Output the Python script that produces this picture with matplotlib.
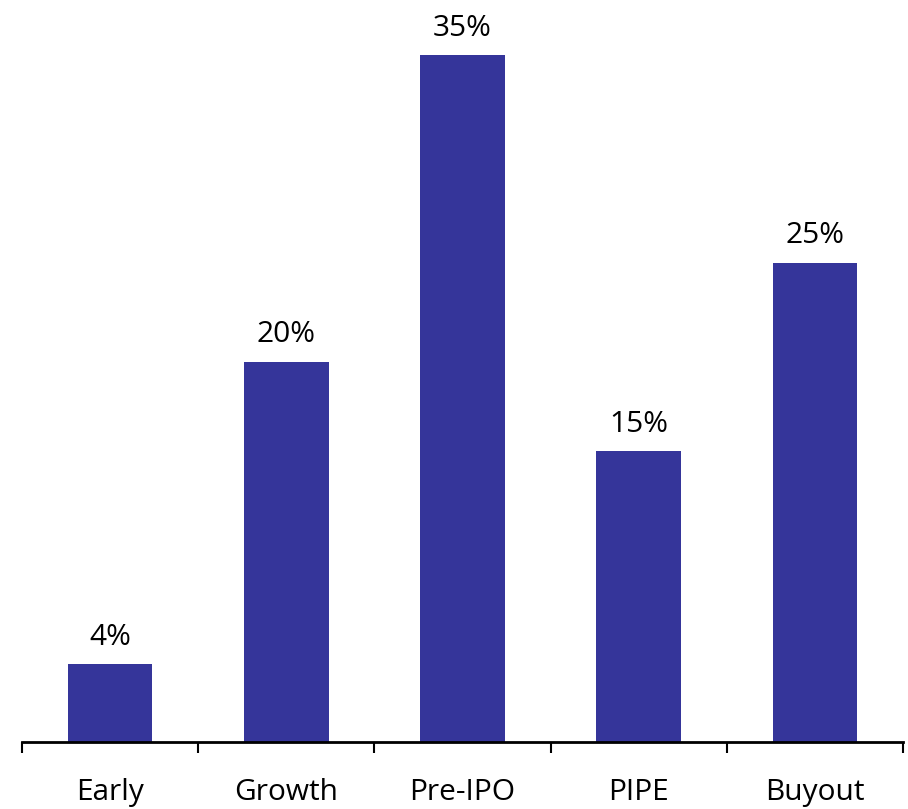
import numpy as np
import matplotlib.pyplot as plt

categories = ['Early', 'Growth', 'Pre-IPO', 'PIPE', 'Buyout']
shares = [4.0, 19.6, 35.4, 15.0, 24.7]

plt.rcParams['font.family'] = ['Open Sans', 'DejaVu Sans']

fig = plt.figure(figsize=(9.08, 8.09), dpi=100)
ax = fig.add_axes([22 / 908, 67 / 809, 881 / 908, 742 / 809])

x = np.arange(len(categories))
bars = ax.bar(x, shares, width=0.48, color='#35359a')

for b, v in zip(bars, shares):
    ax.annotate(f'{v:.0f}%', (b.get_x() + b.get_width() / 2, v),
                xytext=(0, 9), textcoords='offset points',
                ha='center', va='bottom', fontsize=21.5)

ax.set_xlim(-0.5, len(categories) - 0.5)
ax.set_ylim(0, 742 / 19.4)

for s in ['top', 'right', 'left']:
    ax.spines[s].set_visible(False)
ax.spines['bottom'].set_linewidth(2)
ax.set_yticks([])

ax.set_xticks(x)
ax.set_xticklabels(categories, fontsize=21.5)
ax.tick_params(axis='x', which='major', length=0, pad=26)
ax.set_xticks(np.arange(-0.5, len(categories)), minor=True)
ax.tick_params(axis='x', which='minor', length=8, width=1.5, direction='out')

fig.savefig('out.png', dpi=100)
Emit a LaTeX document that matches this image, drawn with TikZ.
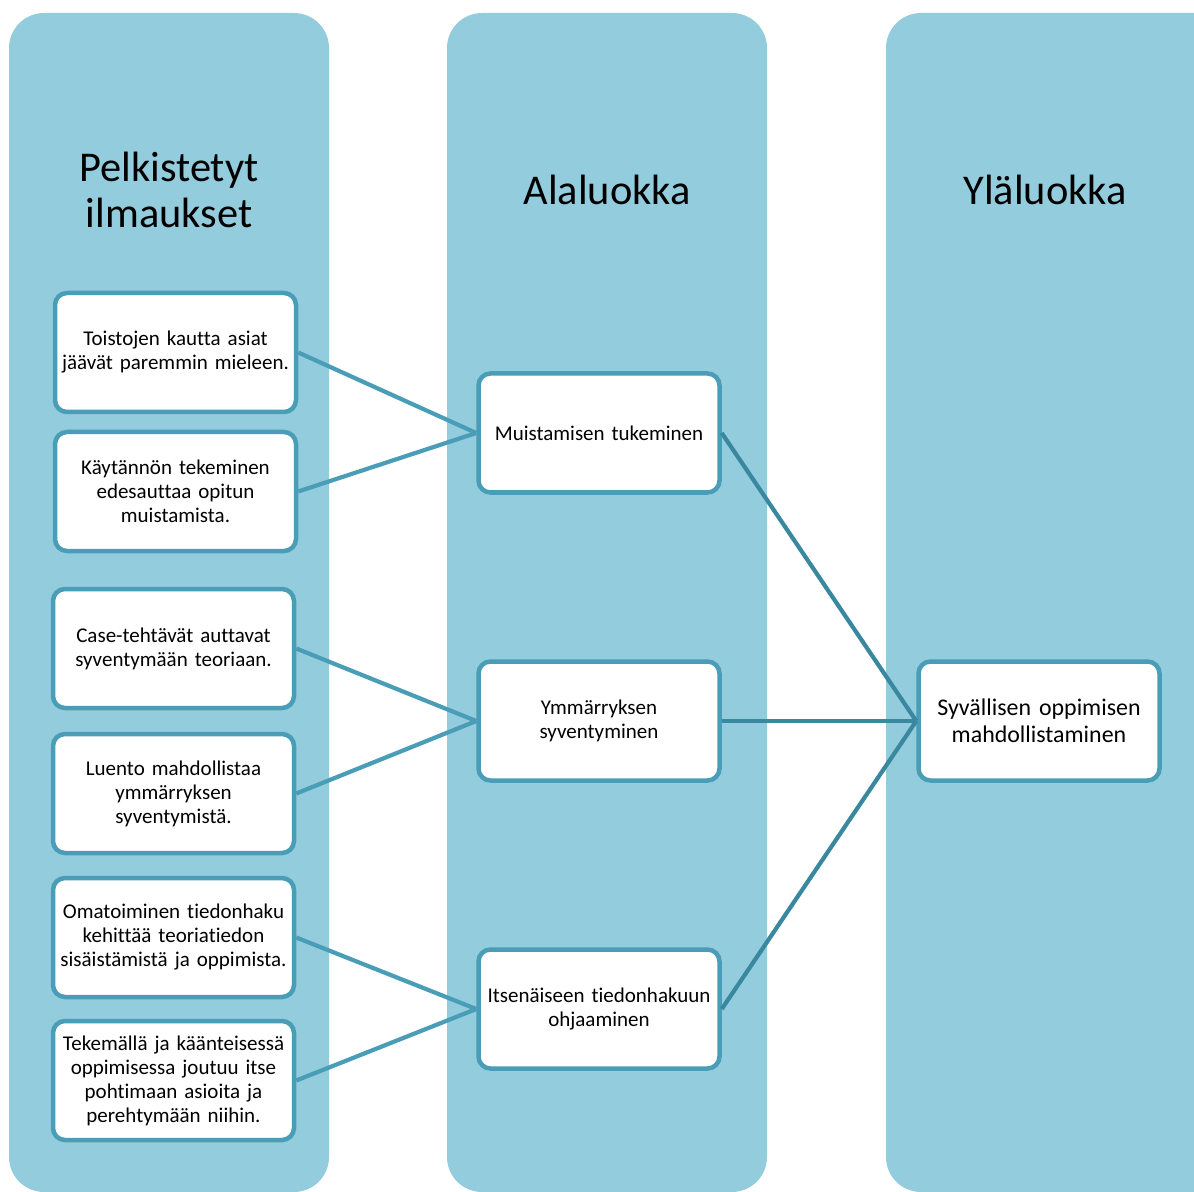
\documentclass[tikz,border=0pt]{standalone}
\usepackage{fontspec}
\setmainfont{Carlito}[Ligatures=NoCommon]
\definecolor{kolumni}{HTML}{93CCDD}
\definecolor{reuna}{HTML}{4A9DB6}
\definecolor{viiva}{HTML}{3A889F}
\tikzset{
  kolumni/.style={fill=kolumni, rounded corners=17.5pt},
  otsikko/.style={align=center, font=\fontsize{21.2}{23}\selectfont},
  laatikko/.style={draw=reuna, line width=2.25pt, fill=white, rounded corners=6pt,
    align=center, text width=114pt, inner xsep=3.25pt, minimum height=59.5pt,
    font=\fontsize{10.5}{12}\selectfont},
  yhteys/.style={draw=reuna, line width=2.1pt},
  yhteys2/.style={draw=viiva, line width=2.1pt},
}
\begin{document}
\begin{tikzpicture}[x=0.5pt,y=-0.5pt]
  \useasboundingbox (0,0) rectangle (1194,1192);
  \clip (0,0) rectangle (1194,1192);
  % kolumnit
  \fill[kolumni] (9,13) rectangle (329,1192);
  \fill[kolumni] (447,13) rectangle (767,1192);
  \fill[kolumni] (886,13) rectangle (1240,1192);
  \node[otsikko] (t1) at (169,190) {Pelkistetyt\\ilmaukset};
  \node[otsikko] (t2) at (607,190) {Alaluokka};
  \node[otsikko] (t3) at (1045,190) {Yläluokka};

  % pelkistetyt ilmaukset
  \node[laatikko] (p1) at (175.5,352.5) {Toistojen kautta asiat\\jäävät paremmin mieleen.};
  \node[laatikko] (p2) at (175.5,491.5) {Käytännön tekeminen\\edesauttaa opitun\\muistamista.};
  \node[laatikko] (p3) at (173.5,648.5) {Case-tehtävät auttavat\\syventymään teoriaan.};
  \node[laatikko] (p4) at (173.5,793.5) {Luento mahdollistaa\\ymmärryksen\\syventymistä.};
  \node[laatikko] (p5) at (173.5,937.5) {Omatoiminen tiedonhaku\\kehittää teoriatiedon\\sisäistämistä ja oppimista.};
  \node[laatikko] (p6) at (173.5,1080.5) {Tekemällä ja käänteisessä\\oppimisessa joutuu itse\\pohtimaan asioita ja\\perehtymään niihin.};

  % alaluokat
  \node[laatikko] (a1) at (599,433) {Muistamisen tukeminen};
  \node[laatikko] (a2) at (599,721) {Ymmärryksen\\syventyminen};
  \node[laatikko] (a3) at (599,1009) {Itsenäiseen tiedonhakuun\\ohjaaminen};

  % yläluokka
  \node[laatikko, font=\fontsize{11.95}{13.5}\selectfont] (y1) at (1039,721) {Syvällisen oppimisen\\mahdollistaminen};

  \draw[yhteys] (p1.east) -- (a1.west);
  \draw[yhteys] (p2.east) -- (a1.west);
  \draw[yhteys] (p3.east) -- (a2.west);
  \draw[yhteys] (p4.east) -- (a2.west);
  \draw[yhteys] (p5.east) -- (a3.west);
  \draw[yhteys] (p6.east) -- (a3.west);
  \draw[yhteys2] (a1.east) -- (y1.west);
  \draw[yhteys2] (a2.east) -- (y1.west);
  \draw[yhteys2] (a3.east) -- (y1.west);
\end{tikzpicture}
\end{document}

┄┄┄┄┄┄

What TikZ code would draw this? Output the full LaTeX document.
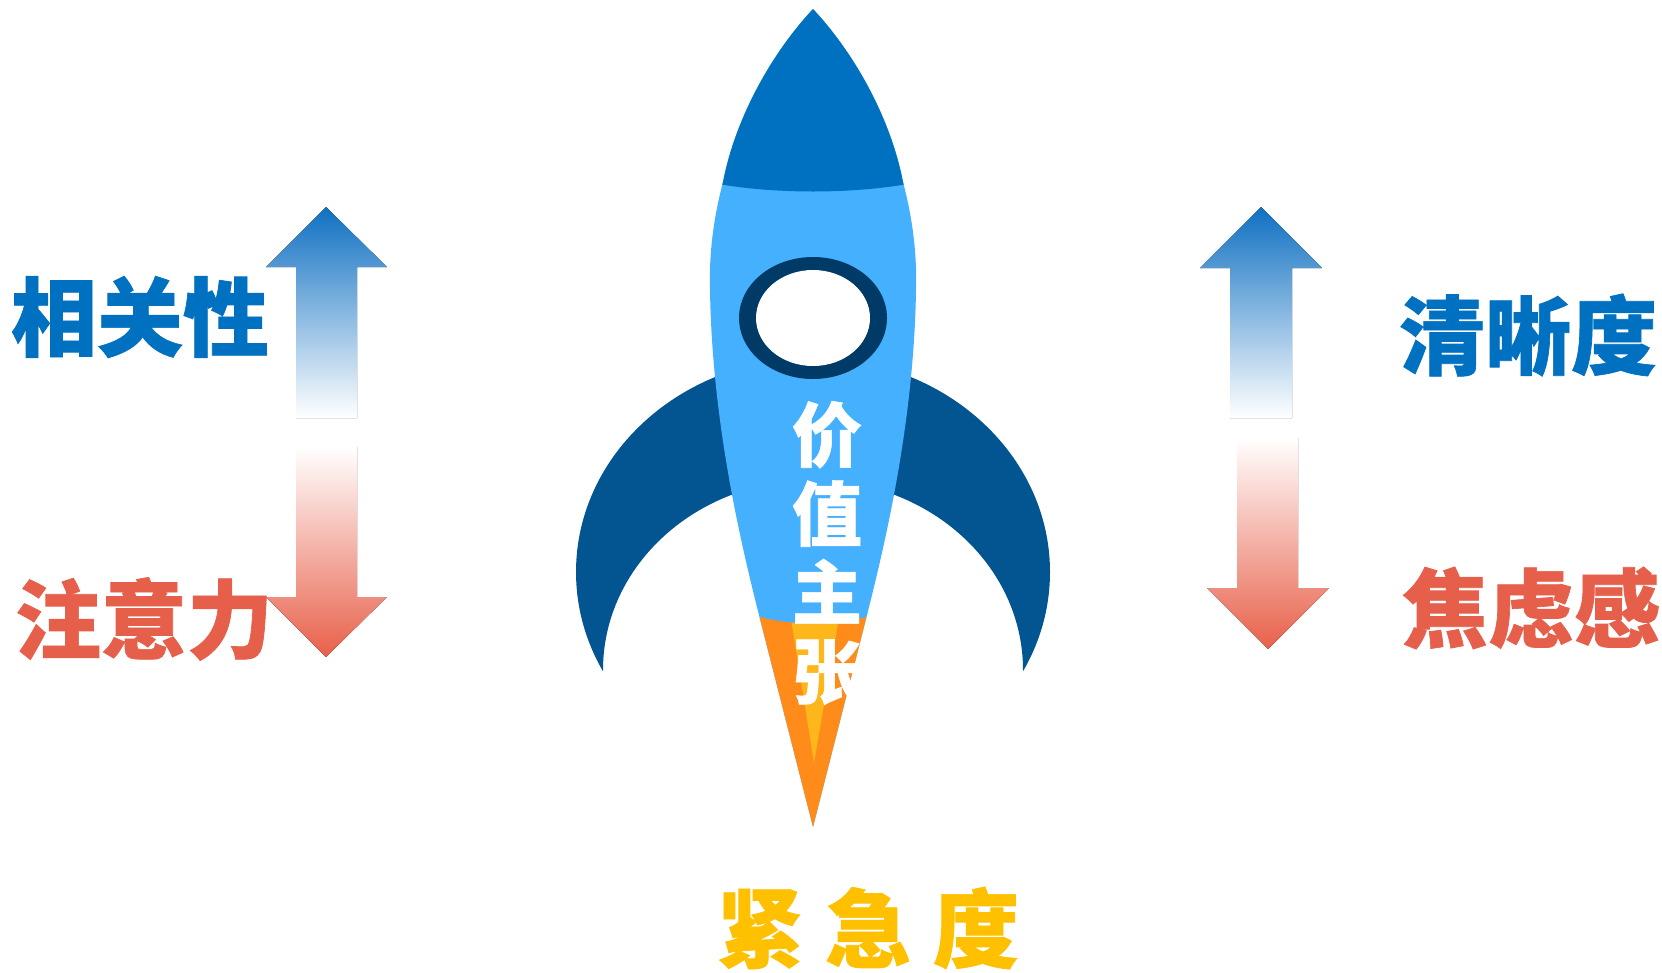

┄┄┄┄┄┄

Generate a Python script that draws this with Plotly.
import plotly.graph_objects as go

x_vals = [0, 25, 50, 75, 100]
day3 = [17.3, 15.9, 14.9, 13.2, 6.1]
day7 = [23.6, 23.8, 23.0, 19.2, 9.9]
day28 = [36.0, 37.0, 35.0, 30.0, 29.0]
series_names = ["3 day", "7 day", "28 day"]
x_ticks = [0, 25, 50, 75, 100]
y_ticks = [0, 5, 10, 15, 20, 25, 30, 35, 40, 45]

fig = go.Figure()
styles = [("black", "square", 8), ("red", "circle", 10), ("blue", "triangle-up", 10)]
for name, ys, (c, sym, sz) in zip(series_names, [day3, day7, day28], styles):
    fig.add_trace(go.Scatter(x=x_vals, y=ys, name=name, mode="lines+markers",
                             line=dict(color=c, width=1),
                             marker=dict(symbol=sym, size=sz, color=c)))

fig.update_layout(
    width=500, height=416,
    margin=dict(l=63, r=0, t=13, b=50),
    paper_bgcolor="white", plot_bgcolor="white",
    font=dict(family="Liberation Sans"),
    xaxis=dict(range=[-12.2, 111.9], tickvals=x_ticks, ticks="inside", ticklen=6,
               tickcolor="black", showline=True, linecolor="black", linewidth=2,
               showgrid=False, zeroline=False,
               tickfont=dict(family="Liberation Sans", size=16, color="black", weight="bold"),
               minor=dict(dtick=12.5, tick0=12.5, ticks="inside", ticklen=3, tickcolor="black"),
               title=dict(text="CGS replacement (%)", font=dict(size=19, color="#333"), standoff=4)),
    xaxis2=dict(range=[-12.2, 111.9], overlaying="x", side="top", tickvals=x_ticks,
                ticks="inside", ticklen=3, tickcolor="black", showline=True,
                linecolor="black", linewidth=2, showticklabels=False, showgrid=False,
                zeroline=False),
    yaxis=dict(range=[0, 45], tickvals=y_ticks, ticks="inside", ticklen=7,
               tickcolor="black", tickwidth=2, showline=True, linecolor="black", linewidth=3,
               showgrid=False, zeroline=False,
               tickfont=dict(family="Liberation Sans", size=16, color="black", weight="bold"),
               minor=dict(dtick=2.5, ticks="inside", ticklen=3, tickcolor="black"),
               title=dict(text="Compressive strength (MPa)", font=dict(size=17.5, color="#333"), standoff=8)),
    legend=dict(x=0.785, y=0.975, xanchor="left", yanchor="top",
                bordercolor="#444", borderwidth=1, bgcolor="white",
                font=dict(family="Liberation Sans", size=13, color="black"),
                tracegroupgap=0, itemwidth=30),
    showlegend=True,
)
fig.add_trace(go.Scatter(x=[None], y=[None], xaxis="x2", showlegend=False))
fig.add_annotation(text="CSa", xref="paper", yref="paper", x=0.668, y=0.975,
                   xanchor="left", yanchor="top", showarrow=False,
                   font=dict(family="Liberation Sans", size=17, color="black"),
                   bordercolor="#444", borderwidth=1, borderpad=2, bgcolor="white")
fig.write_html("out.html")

┄┄┄┄┄┄

▶ [Task goal] All lines in the listing above from the line containing "Generate a Python" to the line containing "marker=dict(symbol=sym, size=sz, color=c)))", inclusive, should be retyped exactly; no other lines should appear.

▶ [Task solution]
Generate a Python script that draws this with Plotly.
import plotly.graph_objects as go

x_vals = [0, 25, 50, 75, 100]
day3 = [17.3, 15.9, 14.9, 13.2, 6.1]
day7 = [23.6, 23.8, 23.0, 19.2, 9.9]
day28 = [36.0, 37.0, 35.0, 30.0, 29.0]
series_names = ["3 day", "7 day", "28 day"]
x_ticks = [0, 25, 50, 75, 100]
y_ticks = [0, 5, 10, 15, 20, 25, 30, 35, 40, 45]

fig = go.Figure()
styles = [("black", "square", 8), ("red", "circle", 10), ("blue", "triangle-up", 10)]
for name, ys, (c, sym, sz) in zip(series_names, [day3, day7, day28], styles):
    fig.add_trace(go.Scatter(x=x_vals, y=ys, name=name, mode="lines+markers",
                             line=dict(color=c, width=1),
                             marker=dict(symbol=sym, size=sz, color=c)))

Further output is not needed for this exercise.